6. Experiment with Different Scenarios:

  • Use the calculator to simulate various scenarios by adjusting the margin percentage or changing the values of securities. This helps in understanding the impact of different leverage levels on your investments.

7. Review and Decision-making:

  • Based on the calculated borrowing capacity and associated risks, make informed decisions regarding how much leverage, if any, you want to apply to your investments.

Always ensure the accuracy of the input data and consider the calculator’s limitations. Remember, these tools provide estimates and should be used as a guide rather than as definitive predictions. Additionally, seek advice from financial advisors or professionals before making significant leveraging decisions.

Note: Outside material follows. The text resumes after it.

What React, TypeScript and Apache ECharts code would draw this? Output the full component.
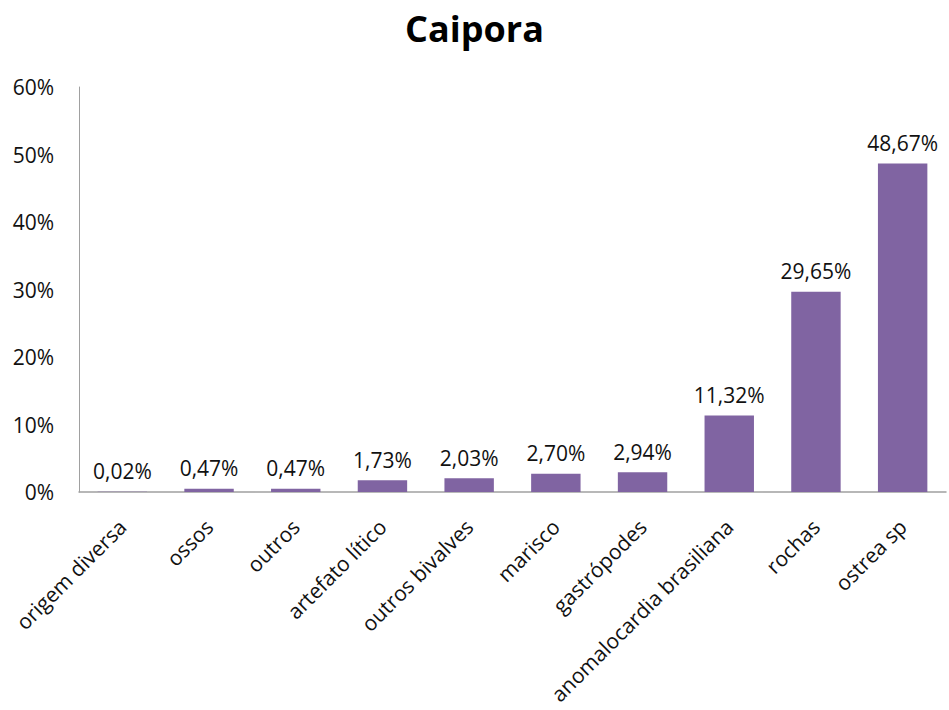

Additional Read: Inflation Calculator for Financial Planning

Conclusion

Margin in equity trading offers opportunities for amplified gains but comes with increased risk. Equity margin calculators serve as indispensable tools, enabling investors to assess borrowing capacity, manage risk, and plan portfolios prudently. They empower users to make informed decisions by illustrating the impact of leveraging on investments and understanding the meaning of their equity investment. However, leveraging magnifies both profits and losses, necessitating cautious usage. Understanding margin intricacies and using calculators wisely can optimize returns while maintaining risk within manageable limits. Ultimately, these tools enhance investors’ comprehension of leveraging, aiding in responsible decision-making and fostering a balanced approach to trading and investment strategies in the equity market.

Disclaimer: Investments in the securities market are subject to market risk, read all related documents carefully before investing. This content is for educational purposes only.